For all those people that are really out of reach right now, I call them aspirational mentors — create a persona of them, just like I was talking about with the dream job folder. Get clips of all the books they’ve written, podcasts they’ve done, interviews they’ve done, and study them. You can learn a lot from people without talking to them directly, especially in the modern age. And then for your real mentors, go two levels down from where you thought you were going to aim. Discover somebody — tools like LinkedIn make this so easy — and be the first person to ever call them and ask them to be a mentor, because they’ll be flattered. They’ll be flattered that you knew who they were. Imagine anyone getting their first call to be a mentor. You’re going to have way more success with that interaction than shooting too high.

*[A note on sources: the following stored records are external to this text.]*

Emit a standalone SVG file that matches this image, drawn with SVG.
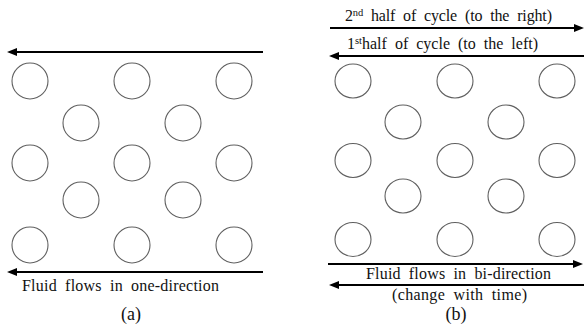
<svg xmlns="http://www.w3.org/2000/svg" width="584" height="326" viewBox="0 0 584 326">
<style>
.tube{fill:none;stroke:#606060;stroke-width:1.1}
.flow{stroke:#000;stroke-width:2;fill:none;marker-end:url(#ah)}
.t{font-family:"Liberation Serif","Times New Roman",serif;font-size:16px;word-spacing:4px;fill:#111}
.lab{font-family:"Liberation Serif","Times New Roman",serif;font-size:18px;fill:#111;text-anchor:middle}
</style>
<defs>
<marker id="ah" markerUnits="userSpaceOnUse" markerWidth="10" markerHeight="8" refX="3" refY="4" orient="auto">
<path d="M0,0 L10,4 L0,8 z" fill="#000"/>
</marker>
</defs>
<rect width="584" height="326" fill="#fff"/>
<g id="panel-a-tubes">
<circle class="tube" cx="30" cy="81" r="18"/><circle class="tube" cx="132" cy="81" r="18"/><circle class="tube" cx="234" cy="81" r="18"/>
<circle class="tube" cx="81" cy="123" r="18"/><circle class="tube" cx="183" cy="123" r="18"/>
<circle class="tube" cx="30" cy="163" r="18"/><circle class="tube" cx="132" cy="163" r="18"/><circle class="tube" cx="234" cy="163" r="18"/>
<circle class="tube" cx="81" cy="200" r="18"/><circle class="tube" cx="183" cy="200" r="18"/>
<circle class="tube" cx="30" cy="245" r="18"/><circle class="tube" cx="132" cy="245" r="18"/><circle class="tube" cx="234" cy="245" r="18"/>
</g>
<g id="panel-b-tubes">
<ellipse class="tube" cx="353" cy="81" rx="18" ry="17"/><ellipse class="tube" cx="455" cy="81" rx="18" ry="17"/><ellipse class="tube" cx="557" cy="81" rx="18" ry="17"/>
<ellipse class="tube" cx="403" cy="122" rx="18" ry="17"/><ellipse class="tube" cx="506" cy="122" rx="18" ry="17"/>
<ellipse class="tube" cx="353" cy="160.5" rx="18" ry="17"/><ellipse class="tube" cx="455" cy="160.5" rx="18" ry="17"/><ellipse class="tube" cx="557" cy="160.5" rx="18" ry="17"/>
<ellipse class="tube" cx="403" cy="196" rx="18" ry="17"/><ellipse class="tube" cx="506" cy="196" rx="18" ry="17"/>
<ellipse class="tube" cx="353" cy="239.5" rx="18" ry="17"/><ellipse class="tube" cx="455" cy="239.5" rx="18" ry="17"/><ellipse class="tube" cx="557" cy="239.5" rx="18" ry="17"/>
</g>
<g id="connectors">
<line class="flow" x1="263" y1="52" x2="14" y2="52"/>
<line class="flow" x1="263" y1="272" x2="14" y2="272"/>
<line class="flow" x1="330" y1="28" x2="577" y2="28"/>
<line class="flow" x1="584" y1="56" x2="336" y2="56"/>
<line class="flow" x1="328" y1="264" x2="576" y2="264"/>
<line class="flow" x1="584" y1="285" x2="336" y2="285"/>
</g>
<g id="labels">
<text class="t" x="22" y="291" textLength="197" lengthAdjust="spacing">Fluid flows in one-direction</text>
<text class="lab" x="131" y="320">(a)</text>
<text class="t" x="345" y="21" textLength="207" lengthAdjust="spacing">2<tspan font-size="10.5" dy="-5.5">nd</tspan><tspan dy="5.5"> half of cycle (to the right)</tspan></text>
<text class="t" x="347" y="49" textLength="191" lengthAdjust="spacing">1<tspan font-size="10.5" dy="-5.5">st</tspan><tspan dy="5.5">half of cycle (to the left)</tspan></text>
<text class="t" x="366" y="279" textLength="185" lengthAdjust="spacing">Fluid flows in bi-direction</text>
<text class="t" x="392" y="300" textLength="135" lengthAdjust="spacing">(change with time)</text>
<text class="lab" x="456" y="320">(b)</text>
</g>
</svg>
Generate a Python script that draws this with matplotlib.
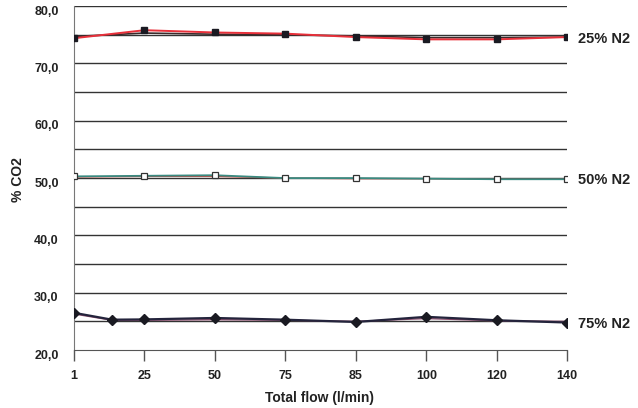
import matplotlib
matplotlib.use("Agg")
import matplotlib.pyplot as plt
from matplotlib.transforms import ScaledTranslation

plt.rcParams['font.family'] = ['Liberation Sans', 'DejaVu Sans']

# categorie dell'asse x (spaziatura uniforme)
flows = ['1', '25', '50', '75', '85', '100', '120', '140']
pos = [0, 1, 2, 3, 4, 5, 6, 7]

# 25% N2
n25_a = [74.4, 75.8, 75.4, 75.2, 74.6, 74.2, 74.2, 74.6]
n25_b = [74.7, 75.3, 75.1, 75.0, 74.8, 74.5, 74.5, 74.6]
# 50% N2
n50_a = [50.3, 50.4, 50.5, 50.0, 50.0, 49.9, 49.8, 49.8]
n50_b = [50.2, 50.3, 50.3, 50.0, 49.9, 49.9, 49.8, 49.8]
# 75% N2 (un punto in piu' tra 1 e 25)
pos75 = [0, 0.54, 1, 2, 3, 4, 5, 6, 7]
n75_a = [26.5, 25.3, 25.35, 25.6, 25.3, 24.9, 25.8, 25.2, 24.8]
n75_b = [26.3, 25.2, 25.2, 25.3, 25.2, 25.0, 25.5, 25.1, 25.0]

labels = ['25% N2', '50% N2', '75% N2']
label_y = [74.2, 49.6, 24.6]

fig = plt.figure(figsize=(6.38, 4.08), dpi=100)
ax = fig.add_axes([0.116, 0.142, 0.773, 0.843])

for v in range(25, 85, 5):
    ax.axhline(v, color='#333333', lw=1.0, zorder=1)

ax.plot(pos, n25_b, color='#3a2a2a', lw=1.2, zorder=3)
ax.plot(pos, n25_a, color='#e8303a', lw=1.4, zorder=4)
ax.plot(pos, n25_a, ls='none', marker='s', ms=5, color='#1a1a22', zorder=5)

ax.plot(pos, n50_b, color='#c0504a', lw=1.0, zorder=3)
ax.plot(pos, n50_a, color='#3a8a80', lw=1.3, zorder=4)
ax.plot(pos, n50_a, ls='none', marker='s', ms=5, mfc='white', mec='#333333', mew=0.9, zorder=5)

ax.plot(pos75, n75_b, color='#8a4a6a', lw=1.0, zorder=3)
ax.plot(pos75, n75_a, color='#24243c', lw=1.6, zorder=4)
ax.plot(pos75, n75_a, ls='none', marker='D', ms=5, color='#1a1a22', zorder=5)

for lab, y in zip(labels, label_y):
    ax.text(7.15, y, lab, fontsize=10.5, fontweight='bold', color='#222222', va='center',
            clip_on=False)

ax.set_xlim(0, 7)
ax.set_ylim(20, 80)
ax.set_xticks(pos)
ax.set_xticklabels(flows, fontsize=9, fontweight='bold', color='#222222')
ax.set_yticks(range(20, 90, 10))
ax.set_yticklabels(['%d,0' % v for v in range(20, 90, 10)], fontsize=9, fontweight='bold',
                   color='#222222')
ax.tick_params(axis='x', length=8, width=1, color='#555555', pad=6)
ax.tick_params(axis='y', length=0, pad=11)
# etichette y leggermente sotto le griglie, come nell'originale
off = ScaledTranslation(0, -4 / 100, fig.dpi_scale_trans)
for t in ax.get_yticklabels():
    t.set_transform(t.get_transform() + off)

for s in ['top', 'right']:
    ax.spines[s].set_visible(False)
ax.spines['left'].set_color('#777777')
ax.spines['bottom'].set_color('#555555')

fig.text(320 / 638, 1 - 398 / 408, 'Total flow (l/min)', fontsize=10, fontweight='bold',
         color='#222222', ha='center', va='center')
fig.text(18 / 638, 1 - 180 / 408, '% CO2', fontsize=10, fontweight='bold', color='#222222',
         ha='center', va='center', rotation=90)

fig.savefig('out.png', dpi=100)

It’s funny how much it thinned when you gave them a little homework to do. You started working on this book before the impacts of AI became clearer. Does that at all change how people should think about their careers? If you’re following the traditional path — going through the career center at your university, signing up on a list, waiting for a recruiter to sit through 30 people in 20-minute slots — you look like a cog. You look mass-produced.
For that group, AI looks frightening, and maybe it should.
Learning has never been easier than right now, in the entire history of the world.